Now we have reached a stage that serials are calling the shots in spacing, advertising and timing. And, are making slaves of viewers. Take spacing. No longer do serials come on once a week or continuously on weekdays. They begin somewhere around Sunday or Monday and run for half the week and then go off. And when they resume after this long interval one gets a cursory recap and has to tax one’s memories about what happened before. Then there are the ads. I do not watch with a stop-watch, but at a fair guess the ads take up more than half the time in a half-hour serial. Sometimes, the ad come without notice and one does not know where the serial ends and the ad begins.

Another noticeable thing about these serials is that quite often the acting is appalling. Too many actors and actresses get the part mostly for their looks. All that the hero has to do is look presentable and the heroine has to look as if she has bee straight out of a beauty parlour.
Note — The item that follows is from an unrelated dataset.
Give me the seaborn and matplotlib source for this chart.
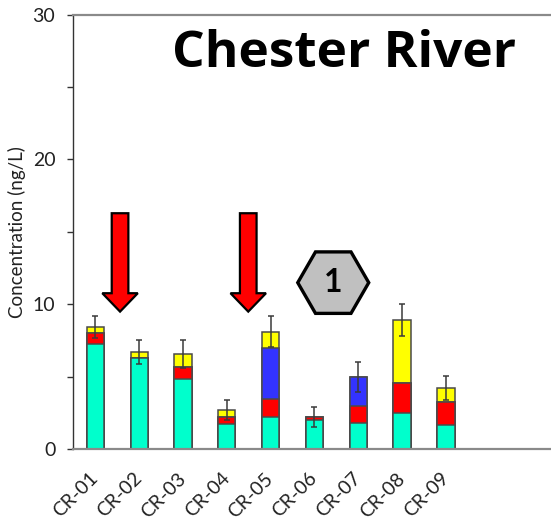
import numpy as np
import pandas as pd
import matplotlib
matplotlib.use("Agg")
import matplotlib.pyplot as plt
from matplotlib.patches import FancyArrow, RegularPolygon
from matplotlib.transforms import ScaledTranslation
import seaborn as sns

# Sampling sites along the Chester River
sites = ["CR-01", "CR-02", "CR-03", "CR-04", "CR-05", "CR-06", "CR-07", "CR-08", "CR-09"]

# Concentration of each compound group (ng/L), stacked bottom to top
teal_vals = [7.27, 6.32, 4.85, 1.77, 2.23, 2.00, 1.82, 2.48, 1.66]
red_vals = [0.73, 0.00, 0.81, 0.46, 1.22, 0.21, 1.17, 2.12, 1.63]
blue_vals = [0.00, 0.00, 0.00, 0.00, 3.52, 0.00, 2.00, 0.00, 0.00]
yellow_vals = [0.42, 0.37, 0.94, 0.50, 1.13, 0.00, 0.00, 4.32, 0.94]

# Uncertainty on the total concentration (ng/L)
total_err = [0.76, 0.82, 0.97, 0.69, 1.07, 0.69, 1.03, 1.09, 0.80]

yticks = [0, 10, 20, 30]
title_text = "Chester River"
ylabel_text = "Concentration (ng/L)"
badge_text = "1"

sns.set_theme(style="white")
plt.rcParams["font.family"] = ["Lato", "DejaVu Sans"]

df = pd.DataFrame({
    "site": sites,
    "teal": teal_vals,
    "red": red_vals,
    "blue": blue_vals,
    "yellow": yellow_vals,
})
df["c_teal"] = df["teal"]
df["c_red"] = df["c_teal"] + df["red"]
df["c_blue"] = df["c_red"] + df["blue"]
df["c_yellow"] = df["c_blue"] + df["yellow"]

fig = plt.figure(figsize=(5.51, 5.20), dpi=100)
ax = fig.add_axes([0.132, 0.136, 0.868, 0.836])

edge = "#4a4a4a"
layers = [("c_yellow", "#FFFF00"), ("c_blue", "#3333FF"),
          ("c_red", "#FF0000"), ("c_teal", "#00FFCC")]
for col, colr in layers:
    sns.barplot(data=df, x="site", y=col, order=sites, color=colr,
                saturation=1, width=0.395, edgecolor=edge, linewidth=1.1,
                errorbar=None, ax=ax)

ax.errorbar(np.arange(len(sites)), df["c_yellow"], yerr=total_err,
            fmt="none", ecolor="#3a3a3a", elinewidth=1.1, capsize=2.2,
            capthick=1.1, zorder=5)

ax.set_xlim(-0.516, 10.40)
ax.set_ylim(0, 30)
ax.set_yticks(yticks)
ax.set_yticks([5, 15, 25], minor=True)
ax.set_xlabel("")
ax.set_ylabel(ylabel_text, fontsize=13.5, color="#222222", labelpad=5)

ax.tick_params(axis="y", which="major", left=True, length=4.5, width=1,
               color="#333333", labelsize=14, pad=8, labelcolor="#222222")
ax.tick_params(axis="y", which="minor", left=True, length=4, width=1,
               color="#333333")
ax.tick_params(axis="x", bottom=False, labelsize=14, pad=13,
               labelcolor="#222222")
for lab in ax.get_xticklabels():
    lab.set_rotation(45)
    lab.set_ha("right")
    lab.set_rotation_mode("anchor")
    lab.set_va("center")

ax.spines["right"].set_visible(False)
ax.spines["left"].set_color("#333333")
ax.spines["left"].set_linewidth(1.0)
for s in ("top", "bottom"):
    ax.spines[s].set_color("#8a8a8a")
    ax.spines[s].set_linewidth(1.6)

# Arrows pointing at two sites of interest
for xc in (0.564, 3.49):
    ax.add_patch(FancyArrow(xc, 16.29, 0, -6.79, width=0.38, head_width=0.81,
                            head_length=1.27, length_includes_head=True,
                            facecolor="#FF0000", edgecolor="black",
                            linewidth=1.6, zorder=6))

# Numbered hexagon badge
hx, hy = 5.43, 11.5
hex_tr = fig.dpi_scale_trans + ScaledTranslation(hx, hy, ax.transData)
ax.add_patch(RegularPolygon((0, 0), numVertices=6, radius=0.355,
                            orientation=np.pi / 6, facecolor="#C0C0C0",
                            edgecolor="black", linewidth=2.4,
                            transform=hex_tr, zorder=6, clip_on=False))
ax.text(hx, hy, badge_text, ha="center", va="center", fontsize=23,
        fontweight="bold", color="black", zorder=7)

fig.text(0.624, 0.872, title_text, ha="center", va="baseline",
         fontsize=37, fontweight="bold", color="black",
         family=["Open Sans", "DejaVu Sans"])

fig.savefig("out.png", dpi=100)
The third requisite is that the serial has to be stretched well beyond credible limits, with help from as many sub-plots as possible, ads and the bi-weekly interval. A classic example is the only present serial I have found interesting to watch. That is Astitva. The episode where we are shown Abhi’s body in the morgue is plain gimmicky and unworthy of an otherwise credible story in a modern context. Then comes a very sad case of miscasting in an otherwise very intelligently cast serial. Dr Joshi, who has allegedly been in a prisoner-of-war camp after his plane was shot down in enemy territory, looks like an over-fed golgappa in no time at all. His sister looks even more unconvincing and both of them are pretty poor actors. May I tell the Sinhas, responsible for the serial, that they are spoiling one of the watchable serials. A pity.
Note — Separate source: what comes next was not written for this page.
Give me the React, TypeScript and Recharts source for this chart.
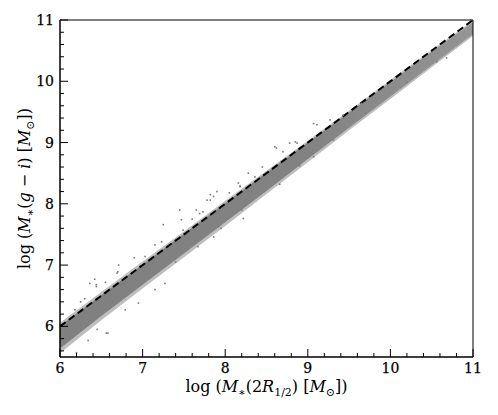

Serial makers also have to be aware of the fact that good feature films are shown before the six-month limit after release in cinemas and one might revert to the old situation where cinema films drive out bad serials.

Two NDTV anchors are coming in for a lot of flak. One is newscaster Jyotsna Mohan, who reads like a drone and sounds like a tanpura from the next room. With no change of facial or audio expression, she reads so fast that even an expert lip-reader like shall fail to understand what she is saying. She clearly needs training from an expert. The other is weather-forecaster Navodita, who seems to monopolise the prime time evening bulletins. She insists in moving in a most irritating way from side to side on the map so that only the cities or town she is mentioning can be seen. She stands right in front of Delhi and Kolkata, the two cities in which I am interested and I never get to know their temperature or rain forecast. Not very good for good relations with viewers and interfering with NDTV’s reputation as a role model for other channels.